I bought the pattern that ranged in size from L to XXL. I cut size L for everything except for the sides and waistband, which I cut using the XL line. I have wide hips so I thought it would be good to give my self a little extra coverage. Because these were wrap pants, not really fitted, I decided to take my chances and just go ahead and make them – skipping the mock-up. After all, the pants tie at the waist and the waistband could be easily adjusted by adding another button – especially if I lose some of the extra weight I gained over the past year.
There are just four pattern pieces – the front, back and two waistband pieces. The front piece has six waist darts and it buttons in the back. The back piece has four waist darts and a longer waistband piece that ties in the front. I used a shallow zigzag stitch to sew the darts and used some scraps of tear-away stabilizer to sew the darts. The knit fabric is forgiving so they darts looked fine after pressing them.

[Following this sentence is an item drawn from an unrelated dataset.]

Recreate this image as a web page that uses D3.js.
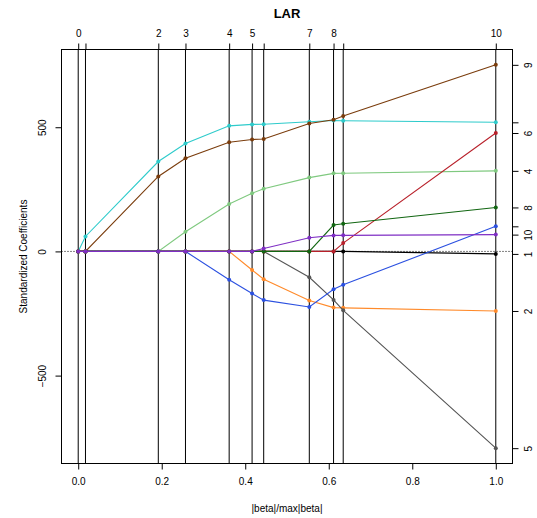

The front and back pieces are attached at the crotch and inseam. I neglected to use a walking foot for the first seam and one side was about an inch longer than the rest. I had to unpick that entire zig zag seam and redo it. Ugh. Next time I’ll remember to use my walking foot. I used a zig zag stitch because I didn’t want to serge the pieces and have a thick seam. I pinked the raw edges of the crotch seam so the seam allowances wouldn’t be visible. The fabric is a lightweight knit and any bumps under fabric would show. I serged the raw edged of the inseam.
This is the back view of the front piece, which buttons in the back. The pattern calls for one 5/8″ button but I only had 1/2″ buttons on hand so I decided to add two buttons, which seemed more stable than one. Also my waistband was a little too big (I should have cut size L) so I needed a second button. This open back will be covered by the back piece, which overlaps the front.
To put them on, first you hold the front piece in front of you and button it in the back. The rest of the pants are in a puddle between your legs. Then you pull up the back piece behind you, overlapping the buttoned waistband like so…
You take the tie ends, bring them to the front and tie them.
It’s a little tricky to manage the pants in bathroom. After a little experimentation, I just loosened the front tie just enough to lower the back piece. You don’t need to unbutton the pants because it’s open in the back. It’s hard to avoid the pants touching the floor. You need to pay attention to minimize that – especially if the floor is dirty.
The instructions have you sew a narrow 5/8″ hem on the bottom and sides. I decided to serge those raw edges, fold them over and hemmed in place with a shallow zigzag stitch. Here’s what the side seam looked like from the wrong side…
And from the right side, the shallow zig zag disappears into the fabric. You can barely see it. I used black thread.
And here’s what the finished pants look like. I need to shorten the hem another 1.5 to 2 inches. I cut an inch off before I hemmed them but it wasn’t enough. The pattern says the finished length is 42 inches (~107 cm). My waist to ankle measurement is 41 inches so I thought taking off an inch would be enough. (I got all my measurements at a Bay Area Sewists fitting meetup, which I blogged about here.) However, I’m wearing my highest heels here and they’re still too long. Darn. It could also be that I’m wearing them a little low on the waist.
I’m wearing a RTW top I got several years ago from Gap and a vintage beret in this photo. (Most of the shots wearing this hat were underexposed so most of the photos here are with a different hat.)
These wraps pants are so comfortable. I feel like I’m wearing pajamas! (BTW – I made the ribbon hat band on this hat. You can see how to make it in this post.)
I wasn’t sure how this wide-legged look would be on me but I like it.
Here’s a closer look at the front. You can see the some of the darts near the overlapping part.
You can see some of the back waist darts in this shot – there’s one under my left hand and another one to the right of that one.
Here’s a look at the wrap part. As you can see, it wraps around quite a bit. The back overlaps the more than half of the front.
Here’s another side view.
The fabric really flows as you walk briskly. I was taking more exaggerated steps for this shot.
If you walk normally, it looks more like this.
I couldn’t resist taking this photo, which shows off the width of the pants.
These Vogue 9191 wrap pants are fun and easy to make. The only drawback is clothing management in the restroom.